IDENTIFICATION OF RIVER GEOMETRIC-HYDRAULIC RELATIONSHIPS USING INVERSE SOLUTION OF THE SAINT-VENANT EQUATIONS AND APPLICATION OF IT

This article presents a novel method to identify geometric-hydraulic relationships in rivers. The method is based on inverse solution of the Saint-Venant equations and needs no field-surveyed data about the river cross-sections. Geometric-hydraulic relationships are extracted from cross-sections data and are important in many applications of river such as hydraulic flood routing modeling, sediment transport modeling, contaminant transport modeling, etc. Obtaining cross-sections data needs field survey which is difficult and extensive.
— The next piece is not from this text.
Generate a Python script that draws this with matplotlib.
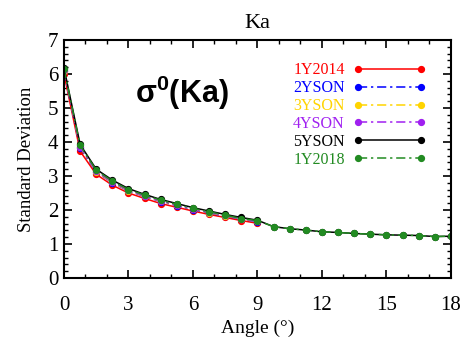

In this article these relationships are expressed in terms of mathematical formulas between flow area, wetted perimeter and top width of the river as the dependent variables and water depth as the independent variable and are obtained by inverse problem method. An inverse problem is the process of calculating from a set of observations the causal factors that produced them. Inverse problems are some of the most important mathematical problems in science and mathematics because they tell us about parameters that we cannot directly observe or measurement of them is expensive and difficult. In this method, water level data records are used as an input of the inverse model and then by minimizing the corresponding objective function, the desired outputs will be estimated. The proposed model is validated using hypothetical and real test cases; and in each case the actual and identified geometric-hydraulic relationships are compared. Also application of the method is showed for the case of hydraulic flood routing in conditions where no information is available about river cross sections; and water level data records are used instead of river cross sections data. The results of the flood routing using this method are more accurate and versatile than the ordinary applicable hydrologic methods such as Muskingum. This implies the validity of the proposed inverse model; therefore it can be applied to identify the geometric-hydraulic relationships of rivers by means of easier measurable water level data records than the direct field surveying of the river cross sections.